The music of Jar Moff is often lumped in under plunderphonics — a term originally coined by collagist composer John Oswald in 1985. Typically, the term is now used to refer to any music that is made entirely from preexisting audio recordings, whereas in its original usage, plunderphonics referred to sound-collages that framed samples in much the way pop art recontextualised iconic imagery. The intention was to relate recognisable musical quotations from the past with listeners and idioms of the present, thereby providing new conceptual frameworks to earlier forms. In this respect, Financial Glam is not plunderphonics. While the early examples of this music were largely seamed, angular, and conceptual, Financial Glam is seamless, organic and experiential. Jar Moff’s latest album does not merely recount an experience, it constructs one.

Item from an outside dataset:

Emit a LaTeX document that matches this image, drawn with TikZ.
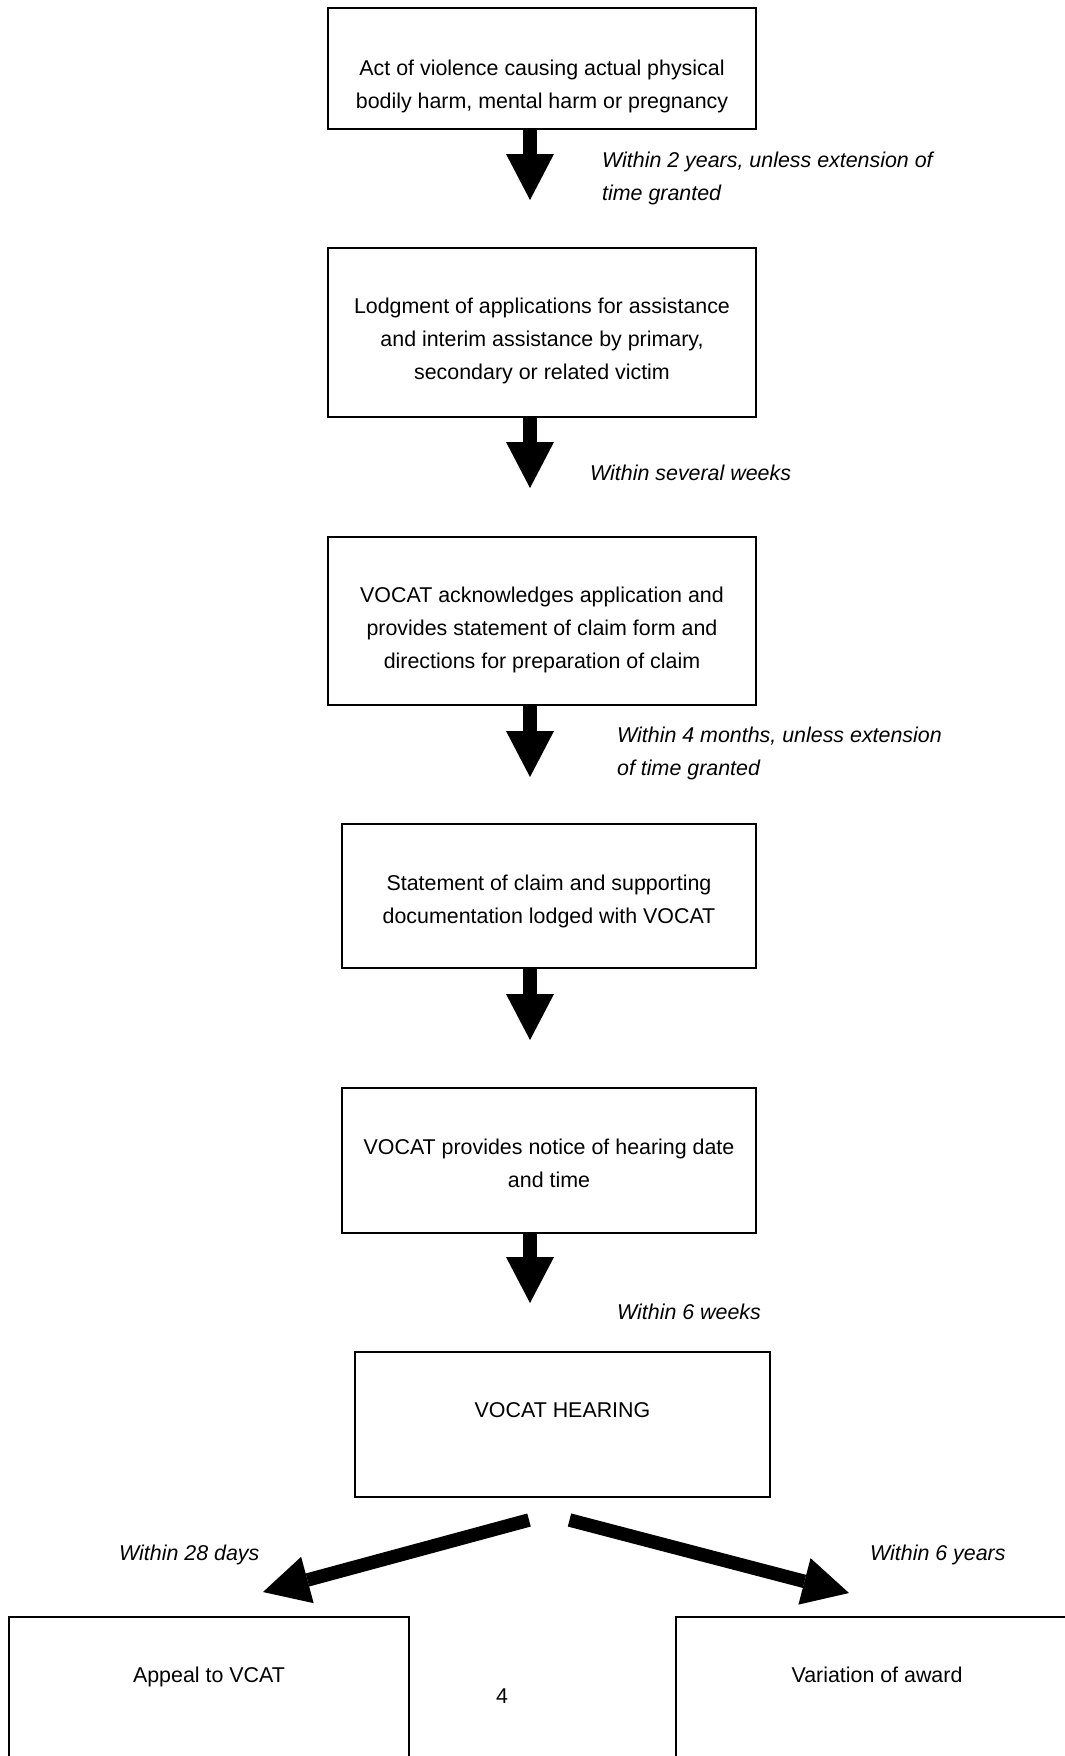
\documentclass[tikz,border=0pt]{standalone}
\usepackage{fontspec}
\setmainfont{Liberation Sans}
\usetikzlibrary{arrows.meta}
\begin{document}
\begin{tikzpicture}[x=1pt,y=-1pt,
  boxstyle/.style={draw=black, line width=1.5pt, rectangle, inner sep=0pt},
  boxtext/.style={font=\fontsize{21.4}{33}\selectfont, align=center, anchor=base, inner sep=0pt},
  note/.style={font=\fontsize{21.4}{33}\selectfont\itshape, align=left, anchor=base west, inner sep=0pt},
  bigarrow/.style={line width=13.5pt, -{Triangle[length=46pt,width=48pt,line width=0pt]}}]
\useasboundingbox (0,0) rectangle (1065,1756);
\clip (0,0) rectangle (1065,1756);

% boxes
\node[boxstyle, minimum width=428pt, minimum height=121pt] (b1) at (542,68.5) {};
\node[boxstyle, minimum width=428pt, minimum height=169pt] (b2) at (542,332.5) {};
\node[boxstyle, minimum width=428pt, minimum height=168pt] (b3) at (542,621) {};
\node[boxstyle, minimum width=414pt, minimum height=144pt] (b4) at (549,896) {};
\node[boxstyle, minimum width=414pt, minimum height=145pt] (b5) at (549,1160.5) {};
\node[boxstyle, minimum width=415pt, minimum height=145pt] (b6) at (562.5,1424.5) {};
\node[boxstyle, minimum width=400pt, minimum height=163pt] (b7) at (209,1698.5) {};
\node[boxstyle, minimum width=402pt, minimum height=163pt] (b8) at (877,1698.5) {};

% box texts (anchor base = baseline of the last line)
\node[boxtext] (t1) at (542,108.5) {Act of violence causing actual physical\\bodily harm, mental harm or pregnancy};
\node[boxtext] (t2) at (542,379) {Lodgment of applications for assistance\\and interim assistance by primary,\\secondary or related victim};
\node[boxtext] (t3) at (542,668) {VOCAT acknowledges application and\\provides statement of claim form and\\directions for preparation of claim};
\node[boxtext] (t4) at (549,923) {Statement of claim and supporting\\documentation lodged with VOCAT};
\node[boxtext] (t5) at (549,1187) {VOCAT provides notice of hearing date\\and time};
\node[boxtext] (t6) at (562.5,1417) {VOCAT HEARING};
\node[boxtext] (t7) at (209,1682) {Appeal to VCAT};
\node[boxtext] (t8) at (877,1682) {Variation of award};
\node[boxtext] (pg) at (502,1703) {4};

% notes
\node[note] (n1) at (602,200) {Within 2 years, unless extension of\\time granted};
\node[note] (n2) at (590,480) {Within several weeks};
\node[note] (n3) at (617,775) {Within 4 months, unless extension\\of time granted};
\node[note] (n5) at (617,1319) {Within 6 weeks};
\node[note] (n6) at (119,1560) {Within 28 days};
\node[note] (n7) at (870,1560) {Within 6 years};

% arrow end points
\coordinate (e1) at (530,200);
\coordinate (e2) at (530,488);
\coordinate (e3) at (530,777);
\coordinate (e4) at (530,1040);
\coordinate (e5) at (530,1303);
\coordinate (l0) at (529,1520);
\coordinate (l1) at (263,1592);
\coordinate (r0) at (569.5,1520);
\coordinate (r1) at (849,1593);

% arrows
\draw[bigarrow] (b1.south -| e1) -- (e1);
\draw[bigarrow] (b2.south -| e2) -- (e2);
\draw[bigarrow] (b3.south -| e3) -- (e3);
\draw[bigarrow] (b4.south -| e4) -- (e4);
\draw[bigarrow] (b5.south -| e5) -- (e5);
\draw[bigarrow] (l0) -- (l1);
\draw[bigarrow] (r0) -- (r1);
\end{tikzpicture}
\end{document}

In some respect, Financial Glam is a soundtrack to a dystopian present. As a resident of Athens, Greece, with floor seats to ground zero, Jar Moff has found himself in a unique position to score the bleakness of modern collapse. The artist has suggested that his new work – as with sister album Commercial Mouth – reflects the economic turmoil of his hometown surroundings. Although this meaning is hardly obvious or explicit, if we follow the concept then Financial Glam can be taken as an incisive commentary — a searing eschatological statement on economic brutality. And through the album’s unsettling immersion and grainy detail, the listener becomes something of a participant rather than merely a spectator to Athens’ very real, present day hell.
As both a visual and musical artist, Jar Moff’s approach to composition is not dissimilar to Burroughs’ infamous cut up technique. With his latest audio product, a large archive (more than 220 samples) of musical fragments were collected, cut, colored, spliced and repurposed to manifest a multilayered montage, one whose source material becomes unrecognisable, masked to the point of camouflage. The sound-design is astonishingly dense as a result, an extricable weave of analog, digital, organic, and synthesised sounds whose effect has an unusual physicality to it, making Financial Glam both strongly visual and extraordinarily immediate. As a consequence, the album’s two pieces both seem to progress through tangible space, locked in perpetual motion, busy decaying or evolving, always in the midst of crescendo or diminuendo. The indistinguishable entanglement of the acoustic and the electronic, the hands-on methodology, and the corresponding tactility firmly, if indirectly, place Financial Glam in the radical traditions of music concrète and electro-acoustic music.
In an interview with the Quietus last month, Moff touched on this relationship, citing 20th century composers including Ligeti, Penderecki and Boulez as influences on Financial Glam. This does certainly seem to be the case. The title track builds and unravels with a panicked intensity and flickering cacophony reminiscent of Penderecki’s early work, while slow lurching Ligeti-like blocks persistently engulf the backdrop. And opener ‘Kresentosiagona’ juxtaposes atonal bursts with airy silences in a manner suggestive of Schaeffer’s sound organisation, drawing out an immensely dramatic geography where sudden upheavals await the listener at each new bend. In addition, from the opening static to the closing industrial exhale, Financial Glam maintains a rich multidimensionality that owes much to Varese’s spatial conception of music. In virtue of their toothy, avant-garde structures, and in line with the artist’s apparent intention, currents of dread, paranoia, and claustrophobia snake throughout these tracks — a steady stream of cerebral taunts that gains its power from Moff’s unnerving but masterful arrangement.
In spite of the parallels to the works of the aforementioned composers, Financial Glam is most similar – in fact, strikingly so – to the maximalist music concrète of Paul Dolden, specifically ‘Dancing On The Walls Of Jericho’ from 1994’s L’ivresse de la Vitesse. Not only do the two share aesthetic characteristics – free jazz flares, sheets of white noise, atonal clusters – but they both represent collaged assemblages comprised from literally hundreds of previously recorded fragments: in Dolden’s case, original compositional chunks reworked; in Moff’s case, heavily transformed micro-samples. Financial Glam and ‘Dancing…’ even plot congruent trajectories: buttressing needling fragility with muscled discord, while compressing and decompressing in remarkably similar fashions.
Financial Glam sees Jar Moff improve upon his already impressive template, crafting a more intricate, sensually rich and accomplished album. Despite unabashedly riding on the shoulders of 20th century giants, Moff has produced a work that can stand proud in the colossal shadow of its esteemed forebears. Through careful surgery and discerning restraint, this fresh-faced auteur has put together one of the most intricate and rewarding examples of collage music in recent memory. In no uncertain terms, Financial Glam is an exceptional achievement.